■ PROBLEM DESCRIPTION
Using the listing below, extract each line that has the word "this" in it.
** START OF DATA EXCERPTS **
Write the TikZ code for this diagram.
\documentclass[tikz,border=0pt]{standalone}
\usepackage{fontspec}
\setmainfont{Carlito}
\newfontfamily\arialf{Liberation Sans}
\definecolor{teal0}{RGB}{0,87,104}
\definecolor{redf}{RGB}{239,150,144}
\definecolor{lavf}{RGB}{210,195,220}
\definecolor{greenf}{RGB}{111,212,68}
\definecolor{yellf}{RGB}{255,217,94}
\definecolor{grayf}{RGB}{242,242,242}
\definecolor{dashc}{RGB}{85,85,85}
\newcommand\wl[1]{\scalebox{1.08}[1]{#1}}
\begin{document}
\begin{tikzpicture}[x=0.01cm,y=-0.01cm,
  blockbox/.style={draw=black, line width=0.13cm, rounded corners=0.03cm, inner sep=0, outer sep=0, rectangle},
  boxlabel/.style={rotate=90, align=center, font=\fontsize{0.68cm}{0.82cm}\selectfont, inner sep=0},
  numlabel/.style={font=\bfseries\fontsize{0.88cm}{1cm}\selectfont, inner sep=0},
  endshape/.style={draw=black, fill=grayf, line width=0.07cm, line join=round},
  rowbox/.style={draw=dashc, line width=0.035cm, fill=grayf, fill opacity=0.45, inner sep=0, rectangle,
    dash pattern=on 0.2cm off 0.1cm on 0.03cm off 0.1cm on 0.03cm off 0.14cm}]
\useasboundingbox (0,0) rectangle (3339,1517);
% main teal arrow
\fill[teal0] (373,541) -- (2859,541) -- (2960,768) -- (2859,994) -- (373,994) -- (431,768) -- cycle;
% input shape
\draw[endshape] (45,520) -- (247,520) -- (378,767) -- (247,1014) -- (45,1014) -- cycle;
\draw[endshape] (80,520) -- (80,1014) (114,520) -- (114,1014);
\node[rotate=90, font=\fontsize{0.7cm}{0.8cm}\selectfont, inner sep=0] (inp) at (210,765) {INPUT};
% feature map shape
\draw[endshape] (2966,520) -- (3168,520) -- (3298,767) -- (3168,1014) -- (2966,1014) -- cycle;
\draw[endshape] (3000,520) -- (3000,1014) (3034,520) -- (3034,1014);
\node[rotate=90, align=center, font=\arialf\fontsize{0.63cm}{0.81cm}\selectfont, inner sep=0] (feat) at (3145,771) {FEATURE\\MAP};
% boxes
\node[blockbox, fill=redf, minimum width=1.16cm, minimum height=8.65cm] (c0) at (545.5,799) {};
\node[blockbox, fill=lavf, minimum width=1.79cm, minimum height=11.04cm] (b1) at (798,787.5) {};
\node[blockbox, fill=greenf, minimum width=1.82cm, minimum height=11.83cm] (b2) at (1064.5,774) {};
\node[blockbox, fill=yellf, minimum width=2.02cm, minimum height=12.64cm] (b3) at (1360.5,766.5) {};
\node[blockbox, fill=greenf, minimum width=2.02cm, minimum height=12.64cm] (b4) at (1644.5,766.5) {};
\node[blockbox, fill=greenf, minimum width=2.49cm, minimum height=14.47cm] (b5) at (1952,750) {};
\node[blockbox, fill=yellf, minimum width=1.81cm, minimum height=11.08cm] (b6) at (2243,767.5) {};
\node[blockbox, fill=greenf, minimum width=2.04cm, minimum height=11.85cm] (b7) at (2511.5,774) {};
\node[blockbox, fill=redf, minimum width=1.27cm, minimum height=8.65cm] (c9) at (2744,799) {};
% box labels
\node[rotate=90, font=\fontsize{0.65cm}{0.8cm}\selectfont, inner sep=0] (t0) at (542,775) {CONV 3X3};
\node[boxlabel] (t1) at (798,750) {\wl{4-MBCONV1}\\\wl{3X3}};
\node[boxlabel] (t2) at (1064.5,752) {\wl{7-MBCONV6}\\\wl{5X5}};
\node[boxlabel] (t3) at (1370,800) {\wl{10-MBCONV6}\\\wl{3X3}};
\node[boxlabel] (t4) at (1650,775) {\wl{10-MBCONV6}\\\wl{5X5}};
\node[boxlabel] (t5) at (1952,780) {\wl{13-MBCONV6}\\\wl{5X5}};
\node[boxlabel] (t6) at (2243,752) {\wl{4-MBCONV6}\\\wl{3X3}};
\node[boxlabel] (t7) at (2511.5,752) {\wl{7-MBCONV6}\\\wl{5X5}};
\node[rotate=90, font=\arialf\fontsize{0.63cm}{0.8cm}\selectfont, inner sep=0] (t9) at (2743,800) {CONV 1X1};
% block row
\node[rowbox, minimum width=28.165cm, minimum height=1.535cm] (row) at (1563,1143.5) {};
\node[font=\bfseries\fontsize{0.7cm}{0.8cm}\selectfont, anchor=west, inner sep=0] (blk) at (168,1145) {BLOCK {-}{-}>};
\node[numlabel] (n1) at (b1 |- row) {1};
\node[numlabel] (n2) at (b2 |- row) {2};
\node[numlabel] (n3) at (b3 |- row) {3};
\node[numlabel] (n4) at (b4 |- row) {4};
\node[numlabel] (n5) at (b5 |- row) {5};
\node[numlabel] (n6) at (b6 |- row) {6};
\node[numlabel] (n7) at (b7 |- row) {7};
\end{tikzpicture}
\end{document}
** END OF DATA EXCERPTS **
** START OF DATA EXCERPTS **
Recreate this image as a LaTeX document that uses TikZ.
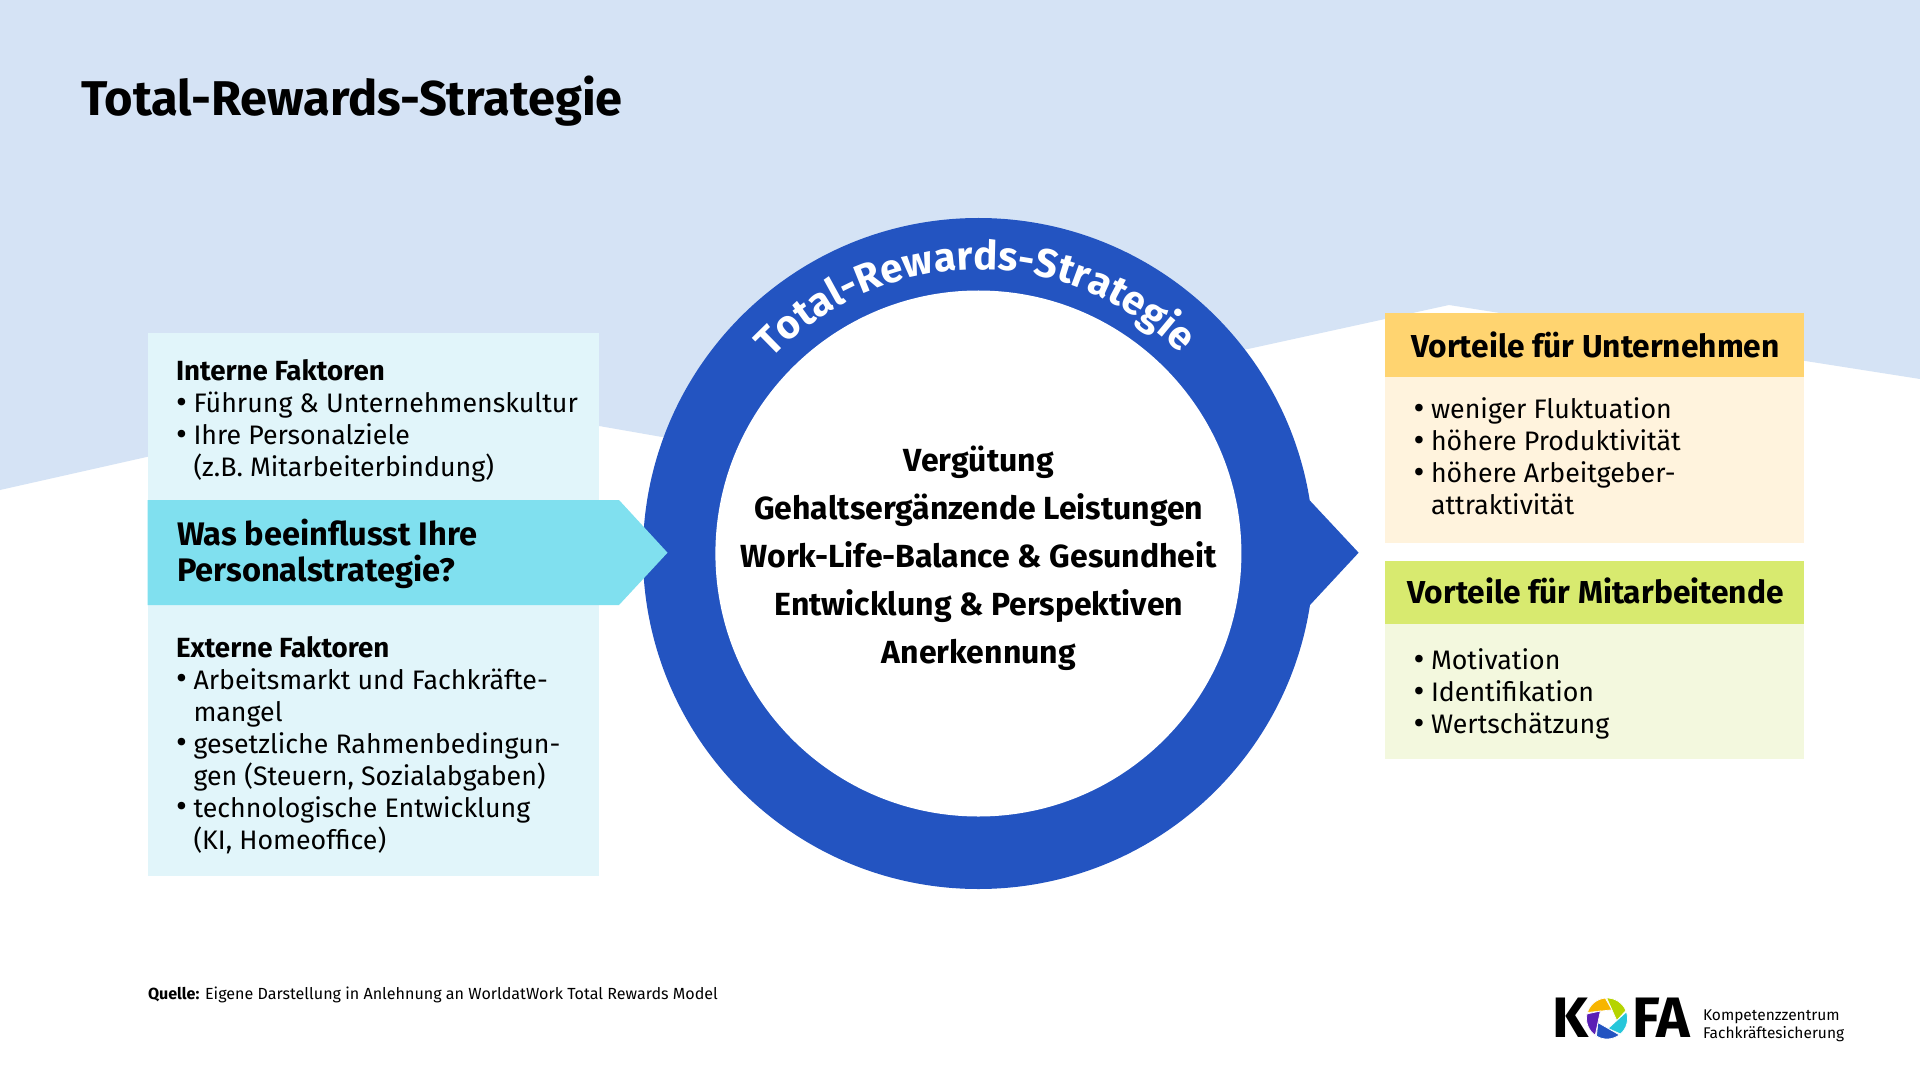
** END OF DATA EXCERPTS **
■ RESULT OF THE EXERCISE
Write the TikZ code for this diagram.
Recreate this image as a LaTeX document that uses TikZ.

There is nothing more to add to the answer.